Am Dienstagmorgen ist Grossbritannien sein politischer Hofnarr abhandengekommen, am Donnerstagabend hat das Land seine Königin verloren. Die Reaktionen auf die beiden Ereignisse könnten unterschiedlicher kaum sein: Während ein Grossteil des Inselvolks im Abgang des wuscheligen Premierministers Boris Johnson (58) eine Chance für einen Neuanfang sah, bedeutet der Tod von Königin Elizabeth II. (†96) erst einmal nichts als ein grosses, trauriges Ende.
Zu Ende geht die Regentschaft der amtsältesten Monarchin der Welt – nach 70 Jahren. Zu Ende geht eine Ära der für viele Briten beruhigenden Gewissheit, dass da über all den verqueren Figuren in ihrem politischen Kabinett eine Stimme der Vernunft thront. Zu Ende geht schliesslich die Ära der royalen Stabilität, in der die autoritäre Schlichterin im Buckingham Palace ihre zerstrittenen Enkel versöhnte und den mutmasslich straffälligen zweitgeborenen Andrew in die Schranken wies. Ohne Elizabeth II. droht die mächtigste Familie der britischen Insel endgültig auseinanderzubrechen.
Mit ihrer ruhigen Art und ihrem bestechenden Stil war die Monarchin dem krisengebeutelten Land bis zuletzt ein Vorbild. Jeder noch so ruppige Politiker, jedes noch so narzisstische Familienmitglied erstarrte in hochachtungsvollem Gehorsam, wenn die Queen ein Machtwort sprach.
Bis zuletzt führte sie ihre politischen Ämter ohne Makel aus. Mit ihrer allerletzten Amtshandlung überreichte sie der dritten Frau an der politischen Spitze Grossbritanniens den Auftrag zur Regierungsbildung. Selbst bei diesem Auftritt zwei Tage vor ihrem Tod lächelte die 96-Jährige. Sie wirkte zufrieden. Sie darf es sein.
Nach dem Ableben der Königin stehen den britischen Royals ungewisse Zeiten bevor. Es bräuchte ein royales Wunder, damit der unbeliebte Charles (73) die Königswürde direkt seinem ältesten Sohn William (40) weitergäbe.
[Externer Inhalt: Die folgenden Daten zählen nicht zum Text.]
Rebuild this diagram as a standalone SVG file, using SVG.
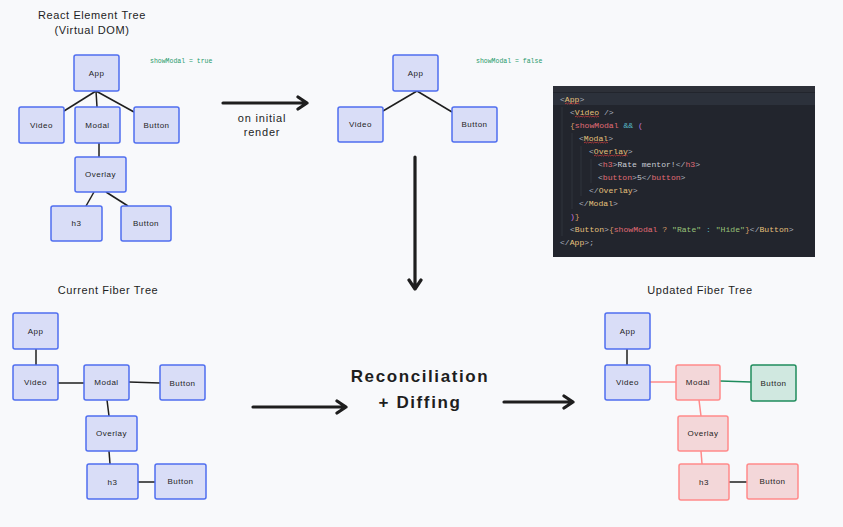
<svg xmlns="http://www.w3.org/2000/svg" width="843" height="527" viewBox="0 0 843 527">
<defs>
<style>
.bg{fill:#f8f9fb}
.nb rect{fill:#d9ddf7;stroke:#4f6ef0;stroke-width:1.5}
.nr rect{fill:#f3d7d9;stroke:#ff8a8a;stroke-width:1.5}
.ng rect{fill:#d0e8e0;stroke:#1f8c5c;stroke-width:1.5}
.n text{font-family:"Liberation Sans",Arial,sans-serif;font-size:8px;letter-spacing:0.5px;fill:#1e1e1e;text-anchor:middle;dominant-baseline:central}
.title{font-family:"Liberation Sans",Arial,sans-serif;font-size:11px;letter-spacing:0.6px;fill:#1e1e1e;text-anchor:middle}
.big{font-family:"Liberation Sans",Arial,sans-serif;font-size:17px;font-weight:bold;letter-spacing:1.6px;fill:#1e1e1e;text-anchor:middle}
.lbl{font-family:"Liberation Sans",Arial,sans-serif;font-size:11px;letter-spacing:0.8px;fill:#1e1e1e;text-anchor:middle}
.state{font-family:"Liberation Mono",monospace;font-size:6.5px;fill:#1f9a6a}
.e{stroke:#1e1e1e;stroke-width:1.5;fill:none}
.er{stroke:#ff8a8a;stroke-width:1.5;fill:none}
.eg{stroke:#1f8c5c;stroke-width:1.5;fill:none}
.arr{stroke:#1e1e1e;stroke-width:3.2;fill:none;stroke-linecap:round;stroke-linejoin:round}
.code{font-family:"Liberation Mono",monospace;font-size:8.1px;fill:#abb2bf}
.t{fill:#e5c07b}.h{fill:#e06c75}.v{fill:#e06c75}.c{fill:#56b6c2}.p{fill:#c678dd}.s{fill:#98c379}.o{fill:#d19a66}.w{fill:#c9cdd4}
.sq{stroke:#e04040;stroke-width:0.7;fill:none}
</style>
</defs>
<rect class="bg" x="0" y="0" width="843" height="527"/>

<text class="title" x="92" y="19">React Element Tree</text>
<text class="title" x="92" y="34">(Virtual DOM)</text>
<text class="state" x="150" y="63">showModal = true</text>
<text class="state" x="476" y="63">showModal = false</text>
<text class="title" x="108" y="294">Current Fiber Tree</text>
<text class="title" x="700" y="294">Updated Fiber Tree</text>
<text class="lbl" x="262" y="122">on initial</text>
<text class="lbl" x="262" y="136">render</text>
<text class="big" x="420" y="382">Reconciliation</text>
<text class="big" x="420" y="408">+ Diffing</text>

<g id="connectors">
<line class="e" x1="96" y1="91" x2="64" y2="111"/>
<line class="e" x1="96" y1="91" x2="97" y2="107"/>
<line class="e" x1="96" y1="91" x2="134" y2="112"/>
<line class="e" x1="99" y1="143" x2="99" y2="157"/>
<line class="e" x1="94" y1="192" x2="86" y2="206"/>
<line class="e" x1="106" y1="192" x2="128" y2="206"/>
<line class="e" x1="417" y1="91" x2="383" y2="111"/>
<line class="e" x1="417" y1="91" x2="452" y2="112"/>
<line class="e" x1="36" y1="349" x2="36" y2="365"/>
<line class="e" x1="58" y1="383" x2="84" y2="383"/>
<line class="e" x1="129" y1="382" x2="160" y2="383"/>
<line class="e" x1="107" y1="400" x2="109" y2="416"/>
<line class="e" x1="109" y1="451" x2="110" y2="464"/>
<line class="e" x1="138" y1="482" x2="155" y2="482"/>
<line class="e" x1="627" y1="349" x2="627" y2="365"/>
<line class="er" x1="650" y1="382" x2="676" y2="382"/>
<line class="eg" x1="720" y1="381" x2="751" y2="382"/>
<line class="er" x1="699" y1="400" x2="701" y2="416"/>
<line class="er" x1="701" y1="451" x2="702" y2="464"/>
<line class="e" x1="729" y1="482" x2="747" y2="482"/>
<path class="arr" d="M223 103 L307 103 M298 97 L307 103 L298 109"/>
<path class="arr" d="M415 157 L415 289 M409 280 L415 289 L421 280"/>
<path class="arr" d="M253 407 L346 407 M337 401 L346 407 L337 413"/>
<path class="arr" d="M504 402 L573 402 M564 396 L573 402 L564 408"/>
</g>

<g id="t1-app" class="n nb"><rect x="74" y="55" width="45" height="36" rx="2"/><text x="96.5" y="73">App</text></g>
<g id="t1-video" class="n nb"><rect x="19" y="107" width="45" height="36" rx="2"/><text x="41.5" y="125">Video</text></g>
<g id="t1-modal" class="n nb"><rect x="75" y="107" width="45" height="36" rx="2"/><text x="97.5" y="125">Modal</text></g>
<g id="t1-button" class="n nb"><rect x="134" y="107" width="45" height="36" rx="2"/><text x="156.5" y="125">Button</text></g>
<g id="t1-overlay" class="n nb"><rect x="75" y="157" width="51" height="35" rx="2"/><text x="100.5" y="174.5">Overlay</text></g>
<g id="t1-h3" class="n nb"><rect x="51" y="206" width="51" height="35" rx="2"/><text x="76.5" y="223.5">h3</text></g>
<g id="t1-button2" class="n nb"><rect x="121" y="206" width="50" height="35" rx="2"/><text x="146" y="223.5">Button</text></g>

<g id="t2-app" class="n nb"><rect x="393" y="55" width="45" height="36" rx="2"/><text x="415.5" y="73">App</text></g>
<g id="t2-video" class="n nb"><rect x="338" y="107" width="45" height="35" rx="2"/><text x="360.5" y="124.5">Video</text></g>
<g id="t2-button" class="n nb"><rect x="452" y="107" width="45" height="35" rx="2"/><text x="474.5" y="124.5">Button</text></g>

<g id="code">
<rect x="553" y="86" width="262" height="171" fill="#22252d"/>
<rect x="553" y="86" width="262" height="6" fill="#2d3038"/>
<rect x="553" y="93" width="262" height="12" fill="#2c313b"/>
<line x1="562" y1="107" x2="562" y2="236" stroke="#3a3e48" stroke-width="0.6"/>
<line x1="572" y1="133" x2="572" y2="209" stroke="#3a3e48" stroke-width="0.6"/>
<line x1="581" y1="146" x2="581" y2="196" stroke="#3a3e48" stroke-width="0.6"/>
<line x1="591" y1="159" x2="591" y2="183" stroke="#3a3e48" stroke-width="0.6"/>
<text class="code" xml:space="preserve" x="560" y="102">&lt;<tspan class="t">App</tspan>&gt;</text>
<text class="code" xml:space="preserve" x="570" y="115">&lt;<tspan class="t">Video</tspan> /&gt;</text>
<text class="code" xml:space="preserve" x="570" y="128"><tspan class="o">{</tspan><tspan class="v">showModal</tspan> <tspan class="c">&amp;&amp;</tspan> <tspan class="p">(</tspan></text>
<text class="code" xml:space="preserve" x="579" y="141">&lt;<tspan class="t">Modal</tspan>&gt;</text>
<text class="code" xml:space="preserve" x="589" y="154">&lt;<tspan class="t">Overlay</tspan>&gt;</text>
<text class="code" xml:space="preserve" x="598" y="167">&lt;<tspan class="h">h3</tspan>&gt;<tspan class="w">Rate mentor!</tspan>&lt;/<tspan class="h">h3</tspan>&gt;</text>
<text class="code" xml:space="preserve" x="598" y="180">&lt;<tspan class="h">button</tspan>&gt;<tspan class="w">5</tspan>&lt;/<tspan class="h">button</tspan>&gt;</text>
<text class="code" xml:space="preserve" x="589" y="193">&lt;/<tspan class="t">Overlay</tspan>&gt;</text>
<text class="code" xml:space="preserve" x="579" y="206">&lt;/<tspan class="t">Modal</tspan>&gt;</text>
<text class="code" xml:space="preserve" x="570" y="219"><tspan class="p">)</tspan><tspan class="o">}</tspan></text>
<text class="code" xml:space="preserve" x="570" y="232">&lt;<tspan class="t">Button</tspan>&gt;<tspan class="o">{</tspan><tspan class="v">showModal</tspan> <tspan class="o">?</tspan> <tspan class="s">"Rate"</tspan> <tspan class="c">:</tspan> <tspan class="s">"Hide"</tspan><tspan class="o">}</tspan>&lt;/<tspan class="t">Button</tspan>&gt;</text>
<text class="code" xml:space="preserve" x="560" y="245">&lt;/<tspan class="t">App</tspan>&gt;;</text>
<path class="sq" d="M565 104 l1.2 -1 l1.2 1 l1.2 -1 l1.2 1 l1.2 -1 l1.2 1 l1.2 -1 l1.2 1 l1.2 -1 l1.2 1 l1.2 -1 l1.2 1"/>
<path class="sq" d="M575 117 l1.2 -1 l1.2 1 l1.2 -1 l1.2 1 l1.2 -1 l1.2 1 l1.2 -1 l1.2 1 l1.2 -1 l1.2 1 l1.2 -1 l1.2 1 l1.2 -1 l1.2 1 l1.2 -1 l1.2 1 l1.2 -1 l1.2 1 l1.2 -1 l1.2 1"/>
<path class="sq" d="M584 143 l1.2 -1 l1.2 1 l1.2 -1 l1.2 1 l1.2 -1 l1.2 1 l1.2 -1 l1.2 1 l1.2 -1 l1.2 1 l1.2 -1 l1.2 1 l1.2 -1 l1.2 1 l1.2 -1 l1.2 1 l1.2 -1 l1.2 1 l1.2 -1 l1.2 1"/>
<path class="sq" d="M594 156 l1.2 -1 l1.2 1 l1.2 -1 l1.2 1 l1.2 -1 l1.2 1 l1.2 -1 l1.2 1 l1.2 -1 l1.2 1 l1.2 -1 l1.2 1 l1.2 -1 l1.2 1 l1.2 -1 l1.2 1 l1.2 -1 l1.2 1 l1.2 -1 l1.2 1 l1.2 -1 l1.2 1 l1.2 -1 l1.2 1 l1.2 -1 l1.2 1 l1.2 -1 l1.2 1"/>
</g>

<g id="t3-app" class="n nb"><rect x="13" y="313" width="45" height="36" rx="2"/><text x="35.5" y="331">App</text></g>
<g id="t3-video" class="n nb"><rect x="13" y="365" width="45" height="35" rx="2"/><text x="35.5" y="382.5">Video</text></g>
<g id="t3-modal" class="n nb"><rect x="84" y="365" width="45" height="35" rx="2"/><text x="106.5" y="382.5">Modal</text></g>
<g id="t3-button" class="n nb"><rect x="160" y="365" width="45" height="35" rx="2"/><text x="182.5" y="383">Button</text></g>
<g id="t3-overlay" class="n nb"><rect x="86" y="416" width="51" height="35" rx="2"/><text x="111.5" y="433.5">Overlay</text></g>
<g id="t3-h3" class="n nb"><rect x="87" y="464" width="51" height="35" rx="2"/><text x="112.5" y="482">h3</text></g>
<g id="t3-button2" class="n nb"><rect x="155" y="464" width="51" height="35" rx="2"/><text x="180.5" y="481.5">Button</text></g>

<g id="t4-app" class="n nb"><rect x="605" y="313" width="45" height="36" rx="2"/><text x="627.5" y="331">App</text></g>
<g id="t4-video" class="n nb"><rect x="605" y="365" width="45" height="35" rx="2"/><text x="627.5" y="382.5">Video</text></g>
<g id="t4-modal" class="n nr"><rect x="676" y="365" width="44" height="35" rx="2"/><text x="698" y="382.5">Modal</text></g>
<g id="t4-button" class="n ng"><rect x="751" y="365" width="45" height="36" rx="2"/><text x="773.5" y="383">Button</text></g>
<g id="t4-overlay" class="n nr"><rect x="678" y="416" width="50" height="35" rx="2"/><text x="703" y="433.5">Overlay</text></g>
<g id="t4-h3" class="n nr"><rect x="679" y="464" width="50" height="36" rx="2"/><text x="704" y="482">h3</text></g>
<g id="t4-button2" class="n nr"><rect x="747" y="464" width="51" height="35" rx="2"/><text x="772.5" y="481.5">Button</text></g>
</svg>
Nicht einmal die Hälfte der Briten hat ein positives Bild von Charles. Mit seiner Inthronisierung wird das britische Königshaus massiv an seiner wohltuenden Strahlkraft verlieren – ausgerechnet inmitten der aktuellen Megakrise, in der viele Briten den königlichen Halt so dringend nötig hätten.